Fly Like Bond In Octopussy’s Jet
The pint-sized plane will facilitate your escape from villains, but it only flies if the pilot is wearing velour.
Want a private jet from the early eighties powered solely by double-entendres? Your day has come, chap: The Superlight aircraft from 1983’s Octopussy is going up for auction today in Beverly Hills.
The jet is a Bede BD-5J (or “Acrostar”), a tiny personal aircraft sold in the early seventies. Originally, it was marketed as an inexpensive ($1500) “kit plane” for home enthusiasts.
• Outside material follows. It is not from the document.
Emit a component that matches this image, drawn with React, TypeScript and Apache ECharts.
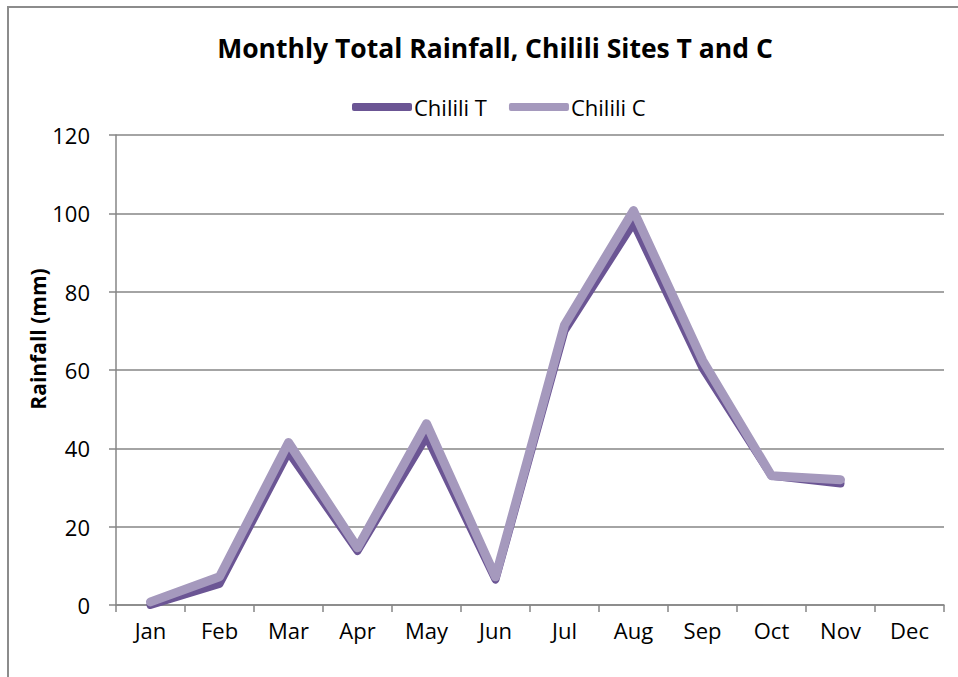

Bond’s version, though, is a later development, with a Sermel turbojet that allowed to hit 300 mph and climb to 23,000 feet, high enough to evade a Cuban heat-seeking missile.
The glass canopy and mod red-white-and-blue scheme give the plane a fighter-jet-twice-through-the-drier look, though anything the size of a refrigerator that moves that fast is cool in our book, even without Roger Moore’s ass-print in the leather. A word of caution: If you don’t die on the first day you fly it, you may well die on another one. There have been five fatal Bede crashes – two in the last ten years.
If you win the auction, honor its history by sipping a martini in the bar of your local airfield and gazing out the window at your grounded Bond jet—not taking her for a spin. Really, you only live once.